Ketika pulang dari acara cukur rambut bersama, Langit, anak saya yang masih umur 4,5 tahun, dia melihat bus Transjogja dan melontarkan pernyataan, "Pak, Langit sudah lama tidak naik bis".Â
Saya jawab, "Iya, kan masih ada corona Lang. Orang-orang juga pada takut naik bis, karena potensi besar penularan virus." Seperti biasa saya menjawab dengan serius.Â
Langit kemudian melanjutkan, "Karena takut kena racun ya?"
"Lho, kok racun?" Saya heran.
"Lha iya, kan virusnya beracun?" Langit menjawab dengan mantab.

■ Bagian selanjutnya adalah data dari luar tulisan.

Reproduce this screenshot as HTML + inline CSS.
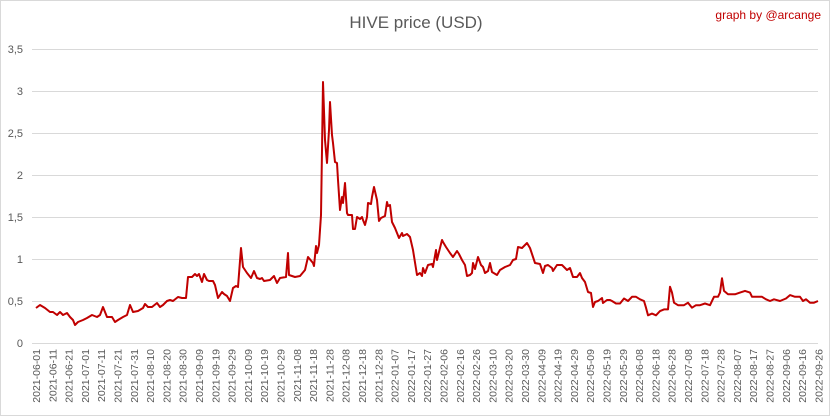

"Tahu dari mana kalau virus beracun?" Saya penasaran.
"Dari Youtube." Jawab Langit pendek.
Tidak jarang, Langit menyampaikan ide dan gagasan yang dia ketahui dari youtube dan ingin mempraktekkannya. Salah satunya adalah keinginan mencoba mencampur permen mentos coca cola. Berkali-kali dia merengek minta beli coca cola dan mentos, dan akhirnya saya turuti. Setelah bereksperimen, Langit senang dan puas. Besoknya dia bercerita kepada kawan-kawannya tentang eksperimennya dengan nada kebanggaan.
Terlepas dari pro dan kontra pengaruh Youtube pada anak, Youtube menjadi media yang cukup berpengaruh. Apalagi di masa belajar dari rumah ini, dimana metode pembelajaran melalui online, youtube menjadi salah satu media yang paling banyak diakses. Tinggal bagaimana kita mendampingi dan lebih-lebih mendiskusikan dan mengarahkan konten apa yang telah diakses oleh anak.
Pada dasarnya, anak belum tahu apa itu yang baik dan apa itu buruk sampai diberi dan diajarkan oleh orang tuanya. Maka, satu proses pendampingan dan diskusi dengan anak menjadi penting. Minta anak untuk menceritakan apa yang telah dia tonton dan dia ketahui dari media elektronik, kemudian diskusikan, maka yang baik dan boleh atau harus diikuti, dan mana yang buruk dan harus dihindari.
Dari situ, akan ada kesadaran bahwa tidak semua informasi di media sosial itu benar, dan menumbuhkan tradisi konfirmasi dan mendiskusikan dengan terbuka tentang apa yang baik dan buruk.